Iraq's federal government and its semi-autonomous Kurdistan region reached an agreement on allocation of oil production volumes, paving the way toward the restart of northern Iraqi crude exports through Turkey's Ceyhan port

The terms of the agreement, which Iraq's government approved on Thursday, will require the Kurdistan Regional Government (KRG) to immediately begin delivering at least 230,000 b/d of oil to Iraqi state marketer Somo for exports. In exchange, Baghdad will pay $16/bl — in cash or in kind — under the amended budget law, "as an advance to the Kurdish government," Iraq's government said. The delivered volumes are expected to increase at a later stage.

The federal government said it will transfer the salaries of KRG public servants for the month of May, "after the federal ministry of oil or Somo confirms receipt of the full oil quantity — currently 230,000 b/d — at the Ceyhan port".

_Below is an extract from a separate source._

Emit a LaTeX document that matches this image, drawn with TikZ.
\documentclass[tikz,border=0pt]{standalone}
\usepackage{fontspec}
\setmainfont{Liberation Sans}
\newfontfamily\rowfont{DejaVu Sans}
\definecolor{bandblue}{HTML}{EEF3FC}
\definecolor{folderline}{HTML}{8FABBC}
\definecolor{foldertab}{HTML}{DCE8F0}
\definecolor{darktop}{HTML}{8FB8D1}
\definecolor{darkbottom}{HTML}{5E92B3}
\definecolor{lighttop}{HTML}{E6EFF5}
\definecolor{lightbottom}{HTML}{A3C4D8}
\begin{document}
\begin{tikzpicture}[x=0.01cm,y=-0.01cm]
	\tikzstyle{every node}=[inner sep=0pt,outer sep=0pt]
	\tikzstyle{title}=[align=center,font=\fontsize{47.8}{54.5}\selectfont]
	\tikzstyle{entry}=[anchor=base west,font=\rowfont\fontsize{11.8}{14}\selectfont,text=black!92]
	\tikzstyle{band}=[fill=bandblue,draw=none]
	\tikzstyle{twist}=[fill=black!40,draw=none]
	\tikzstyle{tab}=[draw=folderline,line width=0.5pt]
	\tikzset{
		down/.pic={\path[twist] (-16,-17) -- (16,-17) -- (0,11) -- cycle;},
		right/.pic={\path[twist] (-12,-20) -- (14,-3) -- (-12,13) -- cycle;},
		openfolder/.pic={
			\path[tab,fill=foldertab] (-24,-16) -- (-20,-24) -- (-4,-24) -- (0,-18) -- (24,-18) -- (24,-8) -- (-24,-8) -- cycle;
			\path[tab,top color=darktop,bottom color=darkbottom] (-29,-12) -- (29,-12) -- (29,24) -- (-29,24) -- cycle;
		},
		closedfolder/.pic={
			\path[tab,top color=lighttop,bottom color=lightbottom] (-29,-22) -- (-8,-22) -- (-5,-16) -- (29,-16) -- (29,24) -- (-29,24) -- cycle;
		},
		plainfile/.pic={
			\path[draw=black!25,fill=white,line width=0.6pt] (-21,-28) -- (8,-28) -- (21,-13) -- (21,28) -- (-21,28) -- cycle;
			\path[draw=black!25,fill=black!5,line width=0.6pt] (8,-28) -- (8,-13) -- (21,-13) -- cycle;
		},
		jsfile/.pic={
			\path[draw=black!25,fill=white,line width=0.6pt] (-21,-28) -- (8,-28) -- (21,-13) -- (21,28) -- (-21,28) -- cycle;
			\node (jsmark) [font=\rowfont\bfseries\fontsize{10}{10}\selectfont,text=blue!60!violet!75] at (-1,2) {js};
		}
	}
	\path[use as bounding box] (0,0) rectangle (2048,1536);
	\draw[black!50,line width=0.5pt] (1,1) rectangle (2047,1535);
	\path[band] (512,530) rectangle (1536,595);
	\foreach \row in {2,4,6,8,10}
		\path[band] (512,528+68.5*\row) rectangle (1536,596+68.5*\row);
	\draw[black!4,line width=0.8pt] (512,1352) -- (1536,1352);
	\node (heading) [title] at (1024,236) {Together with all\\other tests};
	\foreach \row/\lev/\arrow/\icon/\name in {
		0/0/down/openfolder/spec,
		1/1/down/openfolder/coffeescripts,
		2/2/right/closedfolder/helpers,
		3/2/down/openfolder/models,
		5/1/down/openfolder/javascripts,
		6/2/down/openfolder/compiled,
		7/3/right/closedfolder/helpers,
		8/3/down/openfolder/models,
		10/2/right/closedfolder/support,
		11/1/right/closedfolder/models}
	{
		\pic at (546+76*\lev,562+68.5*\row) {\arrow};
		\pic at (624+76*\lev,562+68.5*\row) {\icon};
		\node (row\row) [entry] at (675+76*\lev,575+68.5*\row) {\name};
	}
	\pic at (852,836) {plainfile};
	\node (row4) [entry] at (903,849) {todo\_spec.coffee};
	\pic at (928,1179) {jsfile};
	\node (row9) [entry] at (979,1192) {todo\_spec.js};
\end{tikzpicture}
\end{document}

The $16/bl figure referenced in the agreement reflects what the amended budget law stipulates foreign oil companies operating in the semi-autonomous Kurdish region are to be paid for production and transportation costs.

Baghdad also explicitly acknowledged KRG's estimate of the total oil production in the region, at 280,000 b/d. As part of the deal, 50,000 b/d will be allocated for the Kurdistan region's domestic use, with the KRG covering the associated costs of production and transfer. Net revenues from those volumes will be transferred to the federal treasury.

A source within the international oil companies (IOCs) operating in Kurdistan told Argus that the firms are concerned about being compensated for the 50,000 b/d allocated for local consumption.

"IOCs still need a clear plan for how they will receive payment for the $1bn in arrears," the source said, adding, "the KRG and the federal government need to swiftly agree on the scope of work for the independent consultant."

The budget law amendment passed in January stipulates that an international consulting firm is to be tasked with auditing the costs of production and transportation in the Kurdistan region. Baghdad and Erbil have yet to agree on the firm or its scope of work. The IOCs refuse to share with Iraq's oil ministry the existing contracts they have signed with the KRG.

Meanwhile, the deal also suggests that Baghdad may supply Erbil with up to 15,000 b/d of refined products, if needed, based on a joint committee's assessment of the Kurdish region's needs. The assessment is due within two weeks.

The KRG is also expected to transfer an estimated 120 billion Iraqi dinars ($92mn) in non-oil revenues for May to the federal Ministry of Finance.

The Iraq-KRG deal is a "milestone toward the resumption of oil exports through the Iraq-Turkey pipeline," said the Association of the Petroleum Industry of Kurdistan, an industry group representing foreign oil companies operating in Iraqi Kurdistan. The group said its members "anticipate additional discussions with [federal government] and KRG officials to establish written agreements prior to resuming exports."

Negotiations between Baghdad and Erbil reached a conclusion just as drone attacks in Iraqi Kurdistan led foreign oil companies operating in the region to shut in more than 200,000 b/d of production as of Wednesday.

No group has claimed responsibility for the attacks. In the first public accusation voiced by a senior Kurdish official, former Iraqi foreign minister Hoshyar Zebari on Wednesday blamed the attacks on Wilaya-aligned factions — a group of Iran-backed militias.